AI researchers at Google have developed a program called MusicLM, which is capable of producing musical compositions based on text prompts. The system can also convert a hummed or whistled tune into other musical instruments, similar to DALL-E's ability to generate images based on text inputs.
While MusicLM is not available for personal use, Google has released a number of samples generated by the model. These include 30-second song snippets created from short descriptions specifying genre, mood, and instruments, as well as longer pieces generated from just a few words, such as "melodic techno." One particularly interesting demo is the "story mode," where the model is given a script to follow and switch between different prompts.

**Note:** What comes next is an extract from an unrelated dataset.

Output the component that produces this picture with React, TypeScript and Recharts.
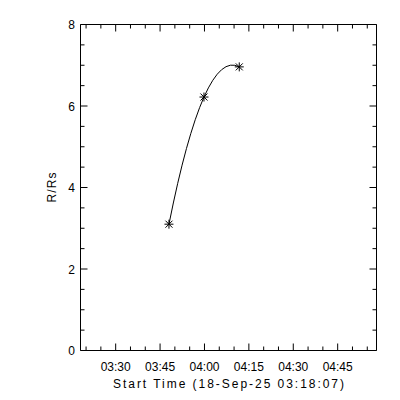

Considering they were created by a program, the samples are more than impressive. The demo site also showcases MusicLM's ability to generate short clips featuring various instruments such as the cello or maracas, although its performance in some cases may be less satisfactory, as is the case with maracas. The site also offers eight-second samples of different genres, music suitable for a prison escape, as well as comparisons between the playing styles of a beginner and advanced pianist. Additionally, MusicLM is capable of interpreting phrases like "futuristic club" and "accordion death metal". It can even simulate human vocals, although there is a grainy or static quality to them that falls short of the real thing.
AI-generated music actually has a rich history dating back decades, with systems credited with composing pop songs, mimicking Bach better than humans in the 90s, and even providing live performance accompaniment. In a recent model, the AI image generation engine StableDiffusion is utilized to convert text prompts into spectrograms that can then be transformed into music. According to the research paper, MusicLM surpasses other systems in terms of quality and adherence to the prompt, as well as its ability to replicate melodies from audio inputs.
The researchers' most impressive demo is perhaps the one where MusicLM transforms a hummed or whistled tune into an electronic synth lead, string quartet, guitar solo, and other instruments. The website allows you to listen to the original audio input and the model's output, and from it's evident that the system performed remarkably well.
As with other AI ventures, Google is exercising significant caution with MusicLM compared to some of its counterparts in the field. The research paper concludes that they have no intention of releasing the models at this point, citing concerns about potential misappropriation of creative content (i.e., plagiarism) and the possibility of cultural appropriation or misrepresentation.
Although it's possible that the technology may appear in one of Google's fun musical experiments in the future, currently, the only ones who can benefit from the research are those who build musical AI systems. Google plans to release a dataset with roughly 5,500 music-text pairs publicly, which can aid in training and assessing other musical AI systems.